Il me semblait nécessaire de prendre le temps de décrypter ces quelques points de ce récit de la Genèse tant son statut et son contenu suscite l’incompréhension.

Du coup, je ne vais pas beaucoup m’attarder sur l’Evangile. Mais simplement dire que nous voyons au temps de Jésus combien les pharisiens s’étaient écartés de ce récit originel, et comment ils avaient pu se faire aménager par Moïse une loi en leur faveur à eux, les hommes. Eh bien Jésus lui, ramène l’équilibre strict : « celui qui renvoie sa femme pour en épouser une autre est coupable d’adultère envers elle. Celle qui renvoie son mari pour en épouser un autre est coupable d’adultère envers lui ».

Mais prenons surtout conscience que Jésus invite les pharisiens à sortir d’une approche légaliste, d’une conception stérile du permis/défendu qui infantilise qui ne sollicite ni sa conscience ni son discernement. Jésus ne rencontre jamais des cas d’adultère ou des cas de divorce. En revanche, il rencontre souvent des personnes cabossées, meurtries, anéanties par leur histoire. Jésus n’a qu’une attitude envers elles : être en vérité pour les écouter, les considérer, alléger leur fardeau, leur redonner espérance et les réintégrer.

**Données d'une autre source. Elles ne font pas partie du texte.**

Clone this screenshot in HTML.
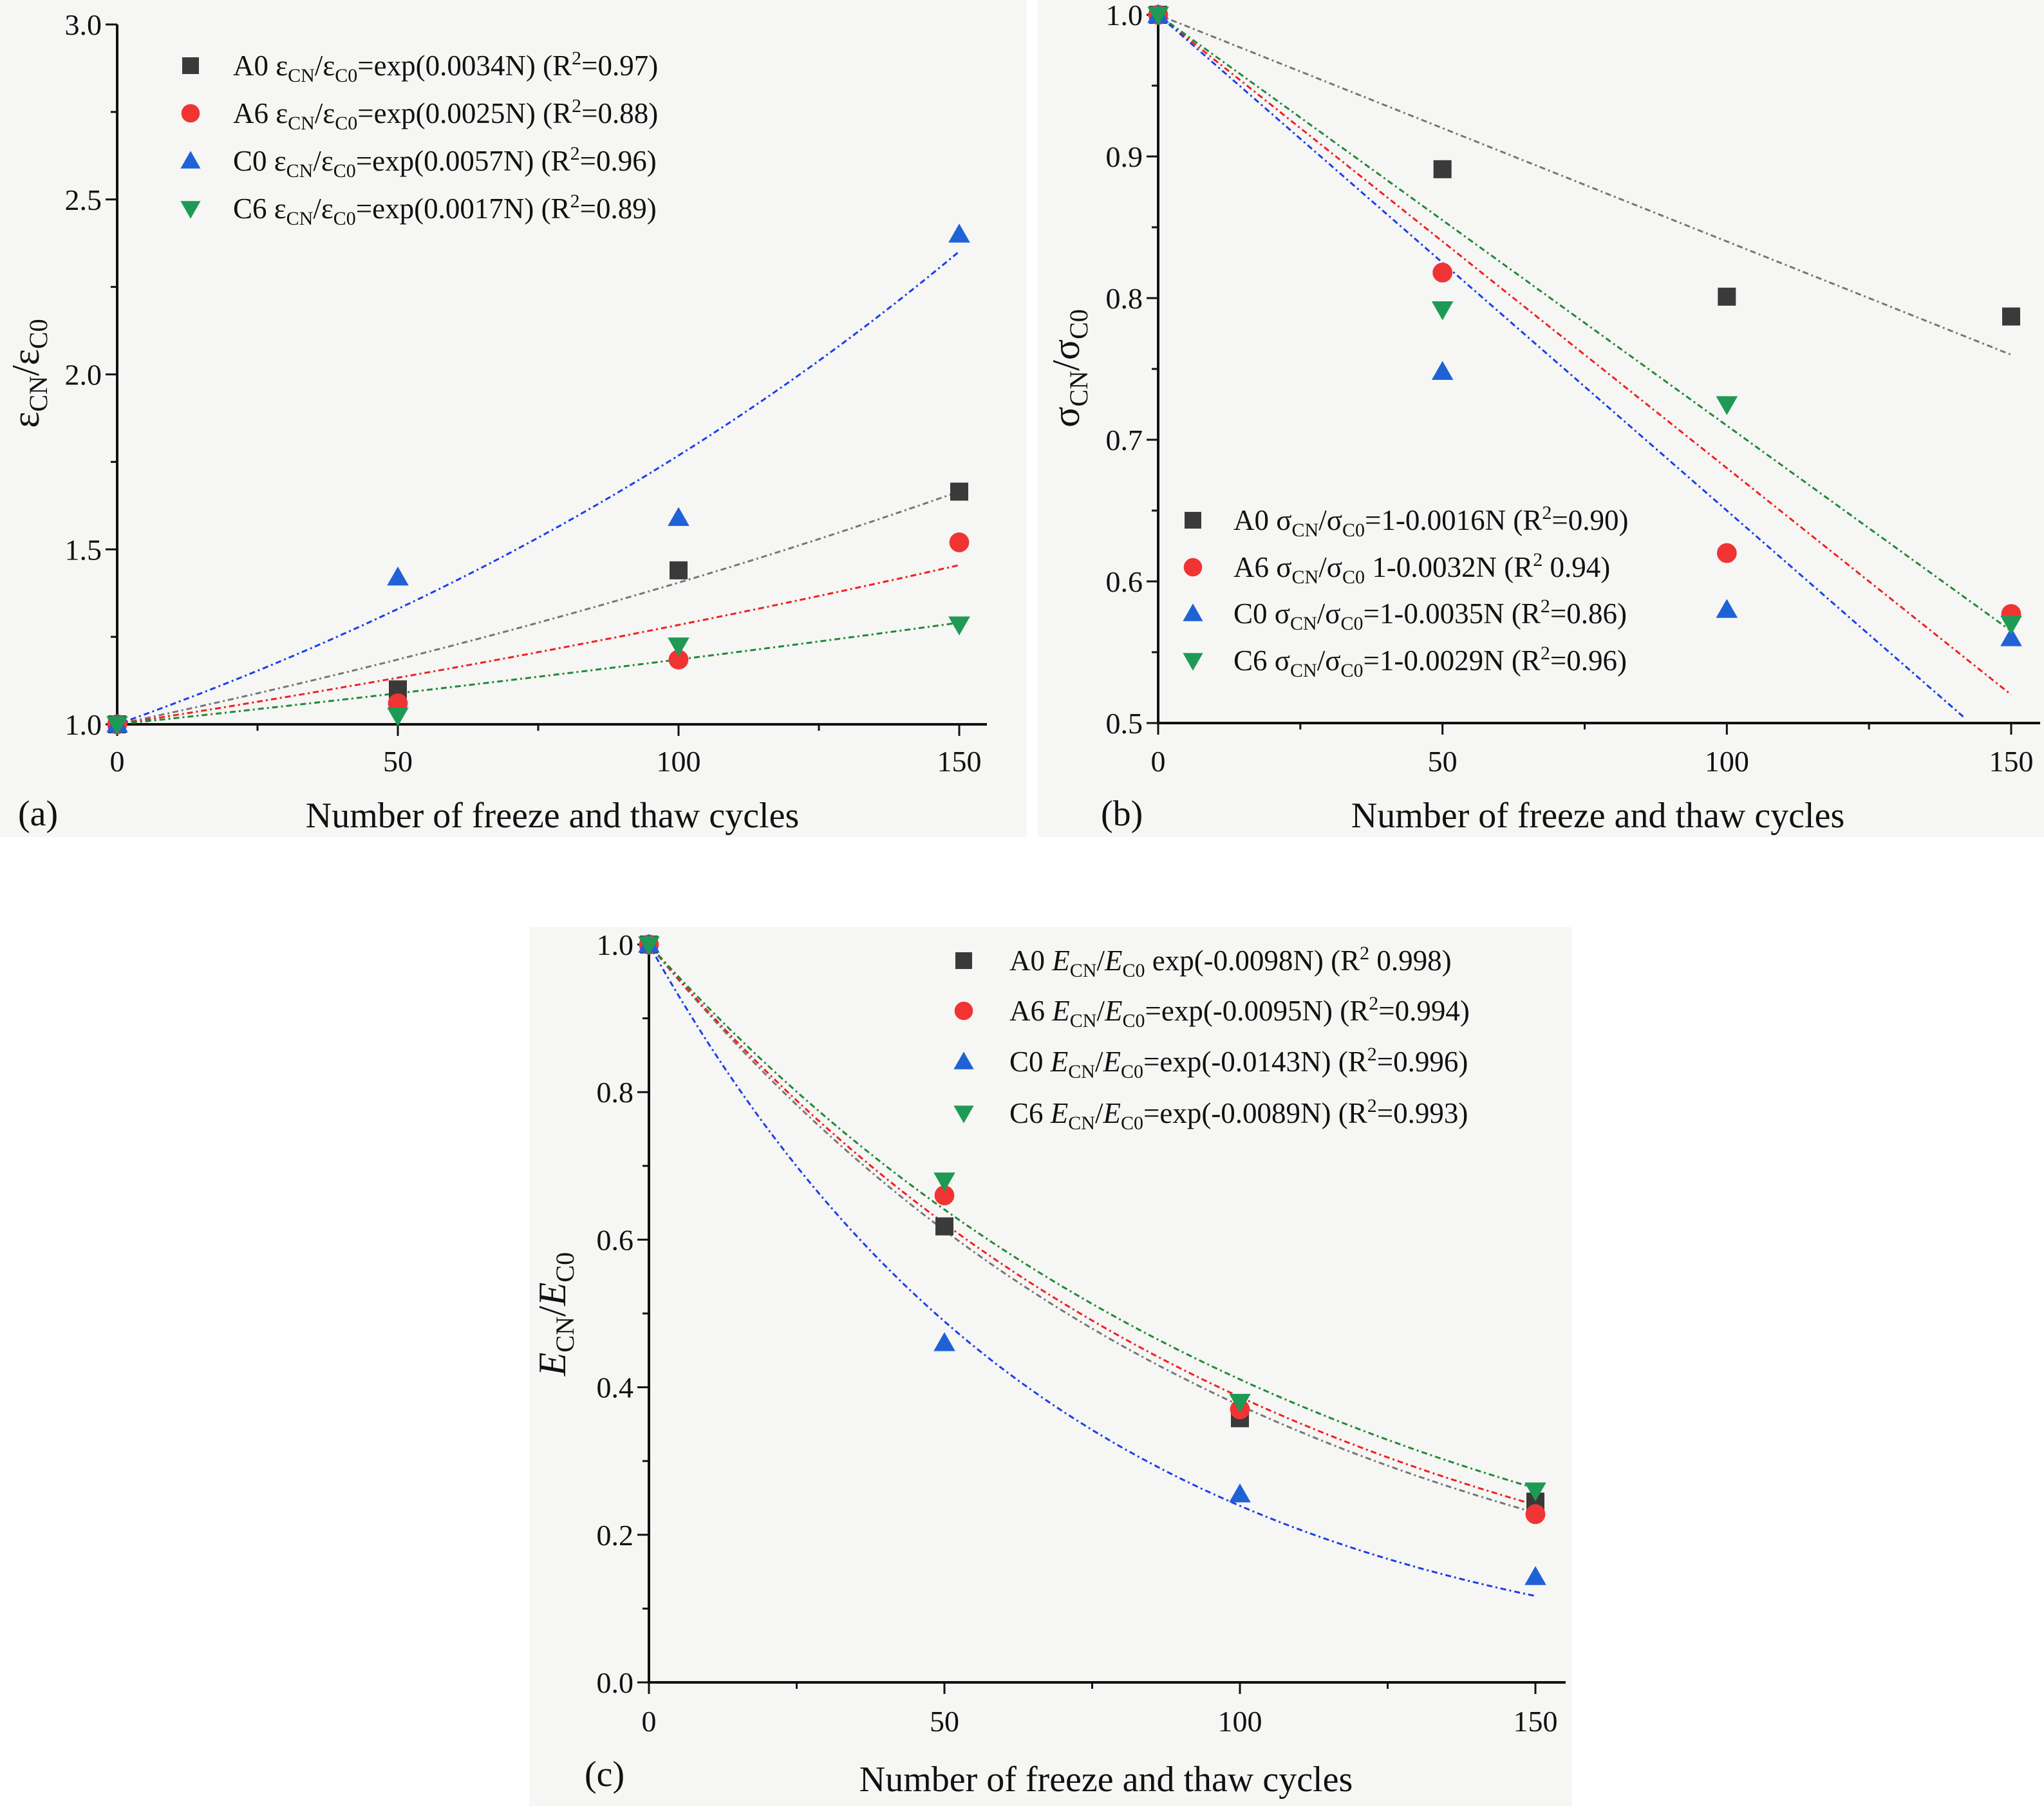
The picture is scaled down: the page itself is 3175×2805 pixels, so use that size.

C’est cette attitude de Jésus que le pape François nous demande d’accomplir dans sa magnifique exhortation « Amoris Laetitia » concernant les familles. Le pape François souhaite tout particulièrement cette année que nous soyons attentifs à cette exhortation pour découvrir la conversion à laquelle ce texte nous appelle afin de savoir accueillir et intégrer tout le monde dans nos lieux de vie et dans notre communauté paroissiale. Amen.